The video clips the team used for the research were filmed at around 500 frames per second, in X-ray wavelengths. Experts were able to determine that the frogs' tendons behaved in an unexpected manner just before and during the actual jumps.
For example, just before the leap is made, frogs tend to stretch their tendons all the way. Then, as their feet leave the ground, the tendons contract strongly, in a manner similar to that of a spring. Scientists say that this mechanism may be widespread in the animal world.
The investigation was prompted by the fact that frogs appear to be capable of jumping several times farther than their physiology would indicate as possible. That would be the equivalent of a person covering tens of feet in a single jump.
According to Brown University frog jumping biomechanics specialist Henry Astley, “muscles alone couldn’t produce jumps that good” in the amphibians. This line of reasoning led the scientist to conduct the new investigation in such detail.
Together with Brown associate professor of biology Thomas Roberts, Astley published the results of the research in the latest issue of the esteemed scientific journal Biology Letters. In the paper, they explain the exact mechanism they observe in frogs' feet.
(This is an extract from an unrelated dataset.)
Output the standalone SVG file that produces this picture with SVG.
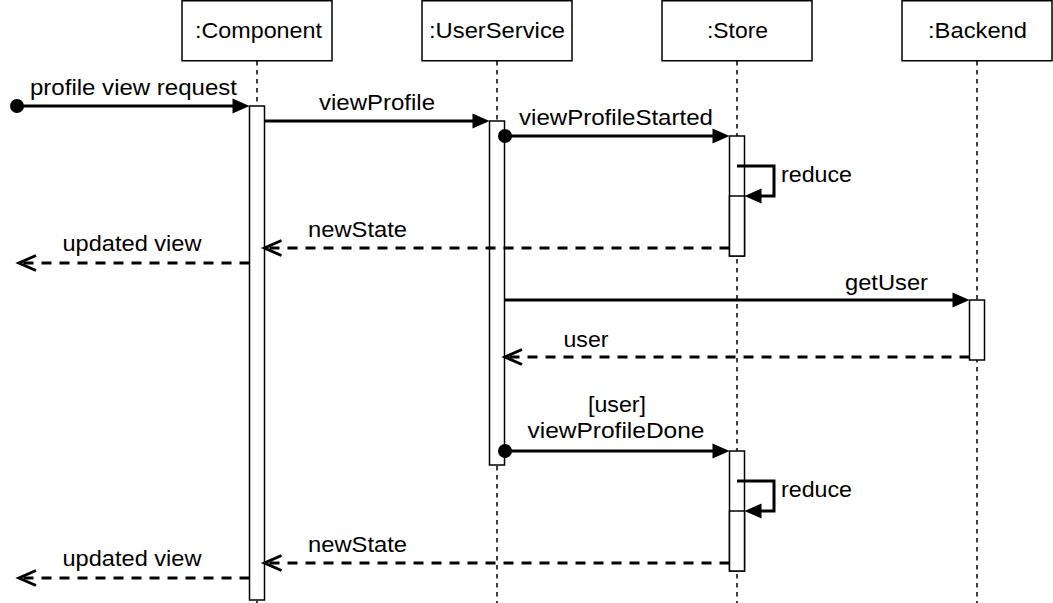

The most important aspect is that leg muscles contract strongly just before the jump. This loads adjacent tendons with tension, stretching them all the way. When the muscle lets go, the tendons snap back to their original shape, releasing the large amount of energy they had previously stored.
Even when considering the frogs' feet account for nearly a fourth of their total weight, there would be no way for the amphibians to leap so far without aid from their specialized tendons. “In order to get truly exceptional jumping performance, you need some sort of elastic structure,” Astley explains.
“It’s the first time we’ve really gotten the inner workings, that we’ve put all the pieces (to frog jumping) together. We now have a clearer idea what’s going on,” adds the investigator, who is a graduate student in Roberts' lab at Brown.
“Frogs are interesting in their own right, but we are also confident that this study gives us insight into how muscles and tendons work together in animal movement. Other studies have presented evidence for an elastic mechanism, but Henry's gives us the first glimpse of how it actually works,” Roberts says.